Rows:
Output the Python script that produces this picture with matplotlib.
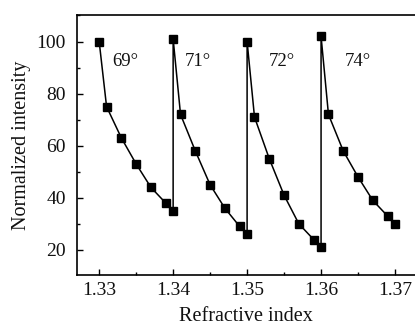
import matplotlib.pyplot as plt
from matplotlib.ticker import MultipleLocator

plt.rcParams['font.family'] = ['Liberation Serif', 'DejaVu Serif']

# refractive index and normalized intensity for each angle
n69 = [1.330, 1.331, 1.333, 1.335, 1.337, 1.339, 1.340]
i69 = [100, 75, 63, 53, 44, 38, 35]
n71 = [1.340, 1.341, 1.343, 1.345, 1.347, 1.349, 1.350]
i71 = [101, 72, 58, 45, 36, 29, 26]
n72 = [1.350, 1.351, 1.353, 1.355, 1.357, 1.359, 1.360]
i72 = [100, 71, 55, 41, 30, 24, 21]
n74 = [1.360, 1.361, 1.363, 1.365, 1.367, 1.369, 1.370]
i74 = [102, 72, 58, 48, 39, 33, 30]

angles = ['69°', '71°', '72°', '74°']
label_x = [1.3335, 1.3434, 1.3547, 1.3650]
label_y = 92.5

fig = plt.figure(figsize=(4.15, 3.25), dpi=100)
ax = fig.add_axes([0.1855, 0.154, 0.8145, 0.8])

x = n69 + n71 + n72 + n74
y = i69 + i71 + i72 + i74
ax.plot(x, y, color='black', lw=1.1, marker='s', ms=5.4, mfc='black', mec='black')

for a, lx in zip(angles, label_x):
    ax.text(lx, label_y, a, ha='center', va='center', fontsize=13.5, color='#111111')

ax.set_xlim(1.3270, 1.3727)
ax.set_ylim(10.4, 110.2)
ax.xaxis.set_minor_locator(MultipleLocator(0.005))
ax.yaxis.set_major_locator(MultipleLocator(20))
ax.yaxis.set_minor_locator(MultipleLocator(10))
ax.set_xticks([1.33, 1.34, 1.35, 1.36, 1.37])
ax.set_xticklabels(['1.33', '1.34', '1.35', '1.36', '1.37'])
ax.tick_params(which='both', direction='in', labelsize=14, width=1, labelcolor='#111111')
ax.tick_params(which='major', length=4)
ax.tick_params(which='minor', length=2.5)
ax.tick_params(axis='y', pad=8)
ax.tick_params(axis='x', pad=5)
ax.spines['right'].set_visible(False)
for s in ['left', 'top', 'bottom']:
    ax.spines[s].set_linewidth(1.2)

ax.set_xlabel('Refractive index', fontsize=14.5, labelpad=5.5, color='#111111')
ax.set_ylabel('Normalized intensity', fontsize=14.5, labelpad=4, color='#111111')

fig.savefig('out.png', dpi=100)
* * *
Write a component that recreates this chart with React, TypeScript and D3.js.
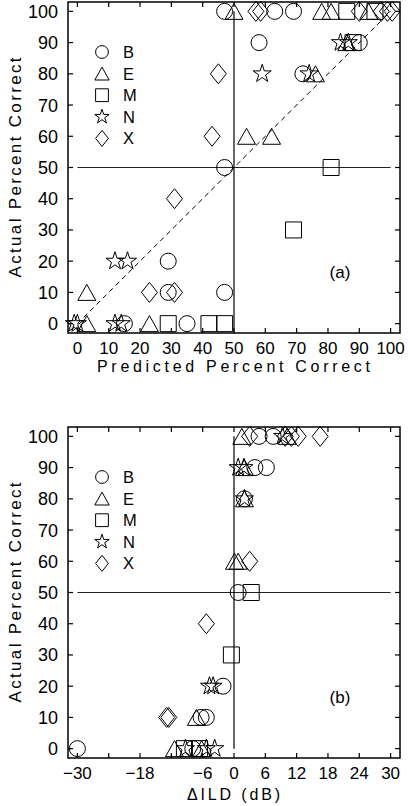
==
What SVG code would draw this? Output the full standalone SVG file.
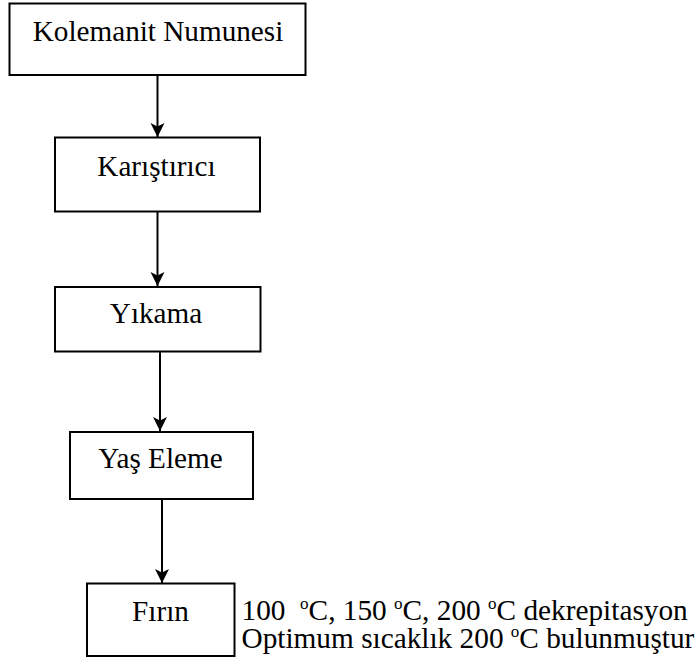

Task to carry out: In the listing above, find the line containing "Output the Python" and the line containing "plt.rcParams['font.family'] = ['Liberation", then write out both of them and every line between, exactly, with no pictures.

Result below:
Output the Python script that produces this picture with matplotlib.
import matplotlib.pyplot as plt
from matplotlib.ticker import MultipleLocator

plt.rcParams['font.family'] = ['Liberation Serif', 'DejaVu Serif']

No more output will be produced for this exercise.